The assault left Kyiv, the Ukrainian capital, wrapped in smoke from fires early Friday. The Russian drones and falling debris from air defense intercepts damaged the consular section of the Polish Embassy in Kyiv and China’s consulate in Odesa, in southern Ukraine. Ukrainian officials said residential buildings had been damaged in five neighborhoods in the capital.
Russia has been ramping up drone attacks in recent months with record numbers launched almost weekly. As they did on Friday, the attacks typically combine exploding drones, cruise and ballistic missiles, and decoys intended to confuse or overwhelm Ukraine’s air defenses.
Mr. Trump and Mr. Putin spoke by phone shortly before the air-raid alerts went off in Kyiv. After the call, Mr. Trump told reporters, “I didn’t make any progress with him at all.” There was no clear link between the timing of the air assault and the call, which was at least the sixth between Mr. Trump and Mr. Putin this year.

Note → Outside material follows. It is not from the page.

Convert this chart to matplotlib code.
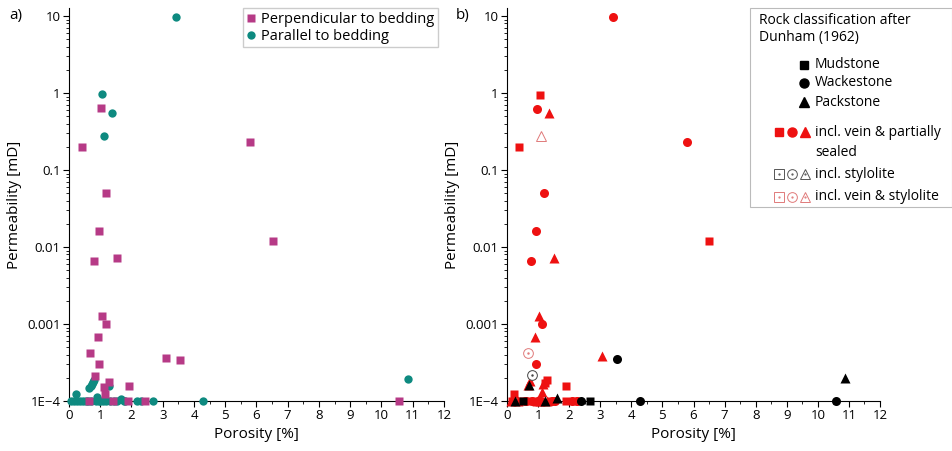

After the strikes on Friday, Mr. Trump spoke with President Volodymyr Zelensky of Ukraine, according to the Ukrainian president’s office. The two discussed Friday’s aerial barrage and air defenses, the office said in a statement, without providing further details.

Friday’s attack was the first large-scale volley from Russia since the Trump administration said this week that it would withhold some of the air defense missiles and other weapons that the United States had promised to the Ukrainian military. Those supplies had been expected in the coming weeks or months.
Ukraine relies on U.S.-made Patriot missiles as its only defense against some types of Russian ballistic missiles, although it has an array of other European-provided and domestically produced defenses against cruise missiles and drones.